A beautiful lyrical jazz routine by Talia Howard followed, and then musician Kabedi Mutamba sang sultry renditions of pop songs like Billie Eilish’s “happier than ever.” Isaac Addai rapped a few powerful songs from his own album before the showcase closed with spoken word by Stephen Willis that earned him a standing ovation.

The original idea for the Borderless event traveled from California to Iowa with its curator and one of its performers, Isaac Addai, a second-year graduate student in the MFA program at the UI. He had organized Borderless at his previous institution in California.

“When I got here last year, I wanted to do it, but I didn’t really have any pull and I was also a first year. I didn’t know anybody to make it happen,” Addai said.

As a second-year, he made connections that allowed him to move forward with the Borderless event and partner with Afro House to make it happen. Addai explained his intentions of organizing this event on a predominantly white campus like the UI’s, where white culture has inherently set most standards.

“I wanted to kind of fight against those standards, especially in a theater space,” Addai said. “It’s hard to have events where I feel like people like me, who look like me, can really hang out and not feel like we have to put on this front in order to enjoy art.”

Borderless is a series curated by the UI Theatre Department to bring students together in a space where they could be themselves. It is crucial for Black students to have places on campus where they feel safe and seen; Borderless provided one of those places, as well as an opportunity to exhibit artistry within the Black community.
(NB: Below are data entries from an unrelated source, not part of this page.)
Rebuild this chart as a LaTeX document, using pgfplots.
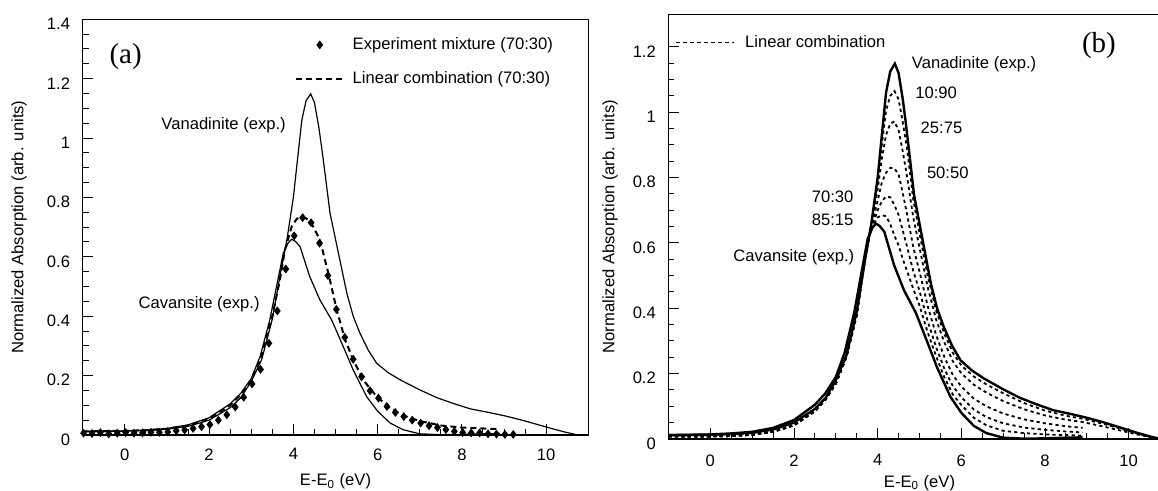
\documentclass[border=0pt]{standalone}
\usepackage{pgfplots}
\pgfplotsset{compat=1.18}
\usepackage{pgfplotstable}
\usepackage{fontspec}
\setmainfont{Liberation Sans}
\newfontfamily\seriffont{Liberation Serif}

\pgfplotstableread{
x v
-1 0.012
-0.5 0.012
0 0.013
0.5 0.015
1 0.019
1.5 0.029
2 0.05
2.5 0.092
2.75 0.125
3.0 0.18
3.25 0.255
3.5 0.39
3.7 0.55
3.85 0.66
4.0 0.80
4.1 0.93
4.2 1.06
4.3 1.125
4.41 1.149
4.5 1.12
4.6 1.04
4.67 0.97
4.77 0.86
4.87 0.747
5.07 0.612
5.27 0.477
5.42 0.40
5.58 0.343
5.78 0.285
5.98 0.241
6.25 0.210
6.53 0.186
7.0 0.152
7.4 0.126
7.8 0.106
8.2 0.088
8.6 0.077
9.0 0.065
9.4 0.051
9.8 0.035
10.2 0.019
10.5 0.008
10.75 0.0
}\vanTab

\pgfplotstableread{
x c
-1 0.012
-0.5 0.013
0 0.014
0.5 0.017
1 0.022
1.5 0.034
2 0.058
2.5 0.105
2.75 0.14
3.0 0.19
3.21 0.264
3.44 0.387
3.6 0.5
3.76 0.612
3.88 0.648
3.96 0.659
4.05 0.652
4.16 0.634
4.39 0.533
4.63 0.455
4.91 0.387
5.15 0.309
5.42 0.219
5.74 0.129
6.0 0.08
6.3 0.04
6.6 0.018
7.0 0.004
7.5 0.001
8.0 0.002
8.5 0.004
8.9 0.005
}\cavTab

\pgfplotstableread{
x l
-1 0.012
-0.5 0.013
0 0.014
0.5 0.016
1 0.021
1.5 0.032
2 0.055
2.5 0.1
2.75 0.135
3.0 0.185
3.25 0.27
3.5 0.4
3.68 0.522
3.80 0.623
3.96 0.702
4.08 0.728
4.2 0.735
4.3 0.73
4.43 0.713
4.63 0.657
4.83 0.545
5.03 0.421
5.23 0.32
5.42 0.253
5.66 0.185
5.98 0.129
6.3 0.09
6.6 0.066
7.0 0.047
7.5 0.032
8.0 0.025
8.5 0.022
8.85 0.02
}\linTab

\pgfplotstableread{
x y
-0.98 0.006
-0.78 0.005
-0.58 0.008
-0.38 0.004
-0.18 0.006
0.02 0.008
0.22 0.006
0.42 0.007
0.62 0.009
0.82 0.009
1.02 0.01
1.22 0.014
1.42 0.017
1.62 0.022
1.82 0.028
2.02 0.035
2.22 0.05
2.42 0.068
2.62 0.094
2.82 0.127
3.02 0.172
3.22 0.221
3.42 0.309
3.62 0.418
3.82 0.559
4.02 0.671
4.22 0.732
4.42 0.715
4.62 0.646
4.82 0.537
5.02 0.423
5.22 0.329
5.42 0.255
5.62 0.196
5.82 0.149
6.02 0.124
6.22 0.096
6.42 0.076
6.62 0.062
6.82 0.05
7.02 0.04
7.22 0.031
7.42 0.025
7.62 0.018
7.82 0.012
8.02 0.008
8.22 0.007
8.42 0.007
8.62 0.004
8.82 0.003
9.02 0.002
9.22 0.002
}\mixTab

\pgfplotstableread{
x a b c d e
-1 0.008 0.008 0.008 0.008 0.008
0 0.008 0.008 0.008 0.008 0.008
0.5 0.009 0.009 0.009 0.009 0.009
1 0.013 0.013 0.013 0.013 0.013
1.5 0.022 0.022 0.022 0.022 0.022
2 0.042 0.042 0.042 0.042 0.042
2.5 0.085 0.085 0.085 0.085 0.085
2.75 0.12 0.12 0.12 0.12 0.12
3.0 0.17 0.17 0.17 0.17 0.17
3.25 0.25 0.25 0.25 0.25 0.25
3.5 0.38 0.38 0.38 0.38 0.38
3.7 0.552 0.555 0.56 0.564 0.567
3.85 0.658 0.655 0.65 0.646 0.643
4.0 0.786 0.764 0.7285 0.70 0.6785
4.1 0.901 0.858 0.786 0.728 0.685
4.2 1.005 0.93 0.815 0.742 0.682
4.3 1.05 0.965 0.83 0.74 0.658
4.4 1.065 0.972 0.828 0.716 0.6225
4.5 1.04 0.945 0.81 0.686 0.593
4.6 0.97 0.88 0.7525 0.6375 0.551
4.7 0.89 0.805 0.69 0.59 0.515
4.85 0.734 0.679 0.5875 0.5145 0.46
5.0 0.63 0.586 0.5125 0.4535 0.409
5.2 0.497 0.4625 0.405 0.359 0.3245
5.4 0.392 0.364 0.3175 0.2805 0.2525
5.6 0.32 0.294 0.249 0.213 0.187
5.8 0.263 0.2375 0.195 0.161 0.1355
6.0 0.225 0.201 0.1605 0.128 0.104
6.3 0.191 0.166 0.1235 0.09 0.065
6.6 0.167 0.142 0.1 0.067 0.042
7.0 0.14 0.116 0.078 0.048 0.025
7.5 0.11 0.091 0.06 0.035 0.018
8.0 0.087 0.072 0.048 0.028 0.014
8.5 0.071 0.059 0.039 0.023 0.012
8.9 0.062 0.052 0.034 0.02 0.01
9.4 0.046 0.038 nan nan nan
9.8 0.032 0.026 nan nan nan
10.2 0.017 0.014 nan nan nan
10.5 0.007 0.006 nan nan nan
10.75 0 0 nan nan nan
}\comboTab

\tikzset{txt/.style={font=\fontsize{8.3}{10}\selectfont, inner sep=0pt}}

\pgfplotsset{
  panel/.style={
    scale only axis,
    anchor=south west,
    xmin=-1, xmax=11,
    xtick={0,2,4,6,8,10},
    minor x tick num=3,
    minor y tick num=3,
    tick pos=left,
    tick align=inside,
    major tick length=5.25pt,
    minor tick length=2.9pt,
    every tick/.style={black, line width=0.5pt},
    axis line style={line width=0.6pt},
    /pgf/number format/assume math mode=true,
    tick label style={font=\fontsize{8.3}{10}\selectfont},
    yticklabel style={xshift=-2.8pt, yshift=-2.3pt},
    label style={font=\fontsize{8.3}{10}\selectfont},
    xlabel={E-E\textsubscript{0} (eV)},
    ylabel={Normalized Absorption (arb. units)},
    legend cell align=left,
    clip=true,
  },
}

\begin{document}
\begin{tikzpicture}
\useasboundingbox (0,0) rectangle (579pt,245.5pt);

% ---------------- panel (a)
\begin{axis}[panel,
  at={(41.35pt,28pt)}, width=252.8pt, height=207.85pt,
  ymin=0, ymax=1.4,
  ytick={0,0.2,0.4,0.6,0.8,1,1.2,1.4},
  xticklabel style={yshift=-3.2pt},
  xlabel style={at={(axis description cs:0.5,0)}, anchor=base, yshift=-25.5pt},
  ylabel style={at={(axis description cs:-0.126,0.5)}, anchor=center},
  legend style={at={(axis description cs:0.4196,0.9707)}, anchor=north west,
    draw=none, fill=none, inner sep=0pt, row sep=4pt, column sep=1.5pt,
    nodes={inner sep=2.75pt}, font=\fontsize{8.3}{10}\selectfont},
  legend image code/.code={\draw[mark repeat=2,mark phase=2,#1] plot coordinates {(0pt,0pt)(11.75pt,0pt)(23.5pt,0pt)};},
]
\addplot[forget plot, black, line width=0.6pt] table[x=x,y=v] {\vanTab};
\addplot[forget plot, black, line width=0.6pt] table[x=x,y=c] {\cavTab};
\addplot[forget plot, black, line width=1pt, dash pattern=on 3pt off 2pt] table[x=x,y=l] {\linTab};
\addplot[forget plot, only marks, mark=diamond*, mark size=1.9pt, black] table[x=x,y=y] {\mixTab};
\addlegendimage{only marks, mark=diamond*, mark size=1.9pt, black}
\addlegendentry{Experiment mixture (70:30)}
\addlegendimage{black, line width=1pt, dash pattern=on 3pt off 2pt}
\addlegendentry{Linear combination (70:30)}
\node[txt, anchor=west] at (axis cs:0.86,1.044) {Vanadinite (exp.)};
\node[txt, anchor=west] at (axis cs:0.32,0.44) {Cavansite (exp.)};
\node[font=\seriffont\fontsize{14.5}{16}\selectfont, inner sep=0pt] at (axis cs:0.02,1.273) {(a)};
\end{axis}

% ---------------- panel (b)
\begin{axis}[panel,
  at={(334.25pt,26pt)}, width=251pt, height=212.35pt,
  ymin=0, ymax=1.3,
  ytick={0,0.2,0.4,0.6,0.8,1,1.2},
  xticklabel style={yshift=-4.2pt},
  xlabel style={at={(axis description cs:0.5,0)}, anchor=base, yshift=-24.2pt},
  ylabel style={at={(axis description cs:-0.1165,0.5)}, anchor=center},
  legend style={at={(axis description cs:0.01358,0.9615)}, anchor=north west,
    draw=none, fill=none, inner sep=0pt, column sep=3pt,
    nodes={inner sep=2pt}, font=\fontsize{8.3}{10}\selectfont},
  legend image code/.code={\draw[#1] (0pt,0pt) -- (29pt,0pt);},
]
\addplot[forget plot, black, line width=1.2pt] table[x=x,y=v] {\vanTab};
\addplot[forget plot, black, line width=1.2pt] table[x=x,y=c] {\cavTab};
\addplot[forget plot, black, line width=0.9pt, dash pattern=on 1.6pt off 1.6pt] table[x=x,y=a] {\comboTab};
\addplot[forget plot, black, line width=0.9pt, dash pattern=on 1.6pt off 1.6pt] table[x=x,y=b] {\comboTab};
\addplot[forget plot, black, line width=0.9pt, dash pattern=on 1.6pt off 1.6pt] table[x=x,y=c] {\comboTab};
\addplot[forget plot, black, line width=0.9pt, dash pattern=on 1.6pt off 1.6pt] table[x=x,y=d] {\comboTab};
\addplot[forget plot, black, line width=0.9pt, dash pattern=on 1.6pt off 1.6pt] table[x=x,y=e] {\comboTab};
\addlegendimage{black, line width=0.75pt, dash pattern=on 2pt off 1.5pt}
\addlegendentry{Linear combination}
\node[txt, anchor=west] at (axis cs:4.81,1.146) {Vanadinite (exp.)};
\node[txt, anchor=west] at (axis cs:4.89,1.06) {10:90};
\node[txt, anchor=west] at (axis cs:5.02,0.953) {25:75};
\node[txt, anchor=west] at (axis cs:5.17,0.816) {50:50};
\node[txt, anchor=east] at (axis cs:3.43,0.742) {70:30};
\node[txt, anchor=east] at (axis cs:3.43,0.671) {85:15};
\node[txt, anchor=east] at (axis cs:3.45,0.556) {Cavansite (exp.)};
\node[font=\seriffont\fontsize{14.5}{16}\selectfont, inner sep=0pt] at (axis cs:9.29,1.205) {(b)};
\end{axis}
\end{tikzpicture}
\end{document}
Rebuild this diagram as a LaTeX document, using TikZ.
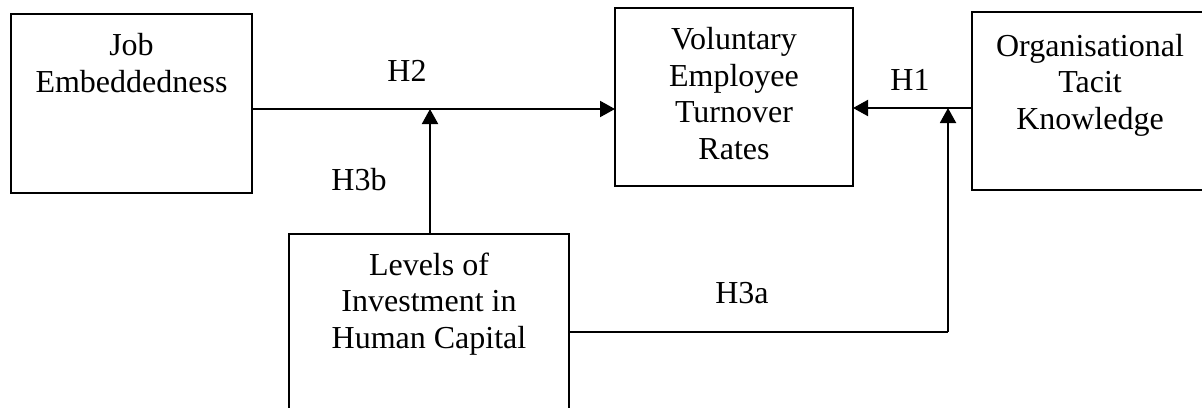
\documentclass[tikz,border=0pt]{standalone}
\usepackage{fontspec}
\setmainfont{Liberation Serif}
\usetikzlibrary{arrows.meta}
\begin{document}
\begin{tikzpicture}[x=0.5pt,y=-0.5pt,
  box/.style={draw, line width=1pt, inner sep=0pt, outer sep=0pt},
  txt/.style={inner sep=0pt, align=center, font=\fontsize{16}{18.25}\selectfont},
  lbl/.style={inner sep=0pt, font=\fontsize{16}{18.25}\selectfont},
  conn/.style={line width=1pt},
  arr/.style={line width=1pt, -{Triangle[length=7.5pt,width=8pt]}}]
\useasboundingbox (0,0) rectangle (1202,407);
\clip (0,0) rectangle (1202,407);
% boxes
\node[box, minimum width=120.5pt, minimum height=89.5pt] (je) at (131.5,103.5) {};
\node[box, minimum width=119pt, minimum height=89pt] (vetr) at (734,97) {};
\node[box, minimum width=120pt, minimum height=89pt] (otk) at (1092,101) {};
\node[box, minimum width=140pt, minimum height=89pt] (lihc) at (429,323) {};
% box texts (base anchor = last line baseline)
\node[txt, anchor=base] (jet) at (131.5,92) {Job\\Embeddedness};
\node[txt, anchor=base] (vetrt) at (734,159) {Voluntary\\Employee\\Turnover\\Rates};
\node[txt, anchor=base] (otkt) at (1090,129) {Organisational\\Tacit\\Knowledge};
\node[txt, anchor=base] (lihct) at (429,348) {Levels of\\Investment in\\Human Capital};
% junctions
\coordinate (j2) at (430,109);
\coordinate (j1) at (948,108);
\coordinate (c3a) at (948,332);
% connectors
\draw[arr] (je.east |- j2) -- (vetr.west |- j2);
\draw[arr] (otk.west |- j1) -- (vetr.east |- j1);
\draw[arr] (lihc.north -| j2) -- (j2);
\draw[conn] (lihc.east |- c3a) -- (c3a);
\draw[arr] (c3a) -- (j1);
% labels
\node[lbl, anchor=base] (h2) at (407,81) {H2};
\node[lbl, anchor=base] (h1) at (910,90) {H1};
\node[lbl, anchor=base] (h3b) at (359,190) {H3b};
\node[lbl, anchor=base] (h3a) at (742,303) {H3a};
\end{tikzpicture}
\end{document}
“It was good seeing only African Americans perform because we have so much talent to showcase,” said first-year Jaryn Houston, who had not realized how many Black students were on campus before attending Borderless. Her friend, fellow freshman Brooklyn Taylor, agreed.

“I think it builds community, and it also makes the African American people here feel like they’re supported,” Taylor said. “Like they’re not alone.”

Editor’s note: Arabia Parkey previously worked as a news reporter for The Daily Iowan.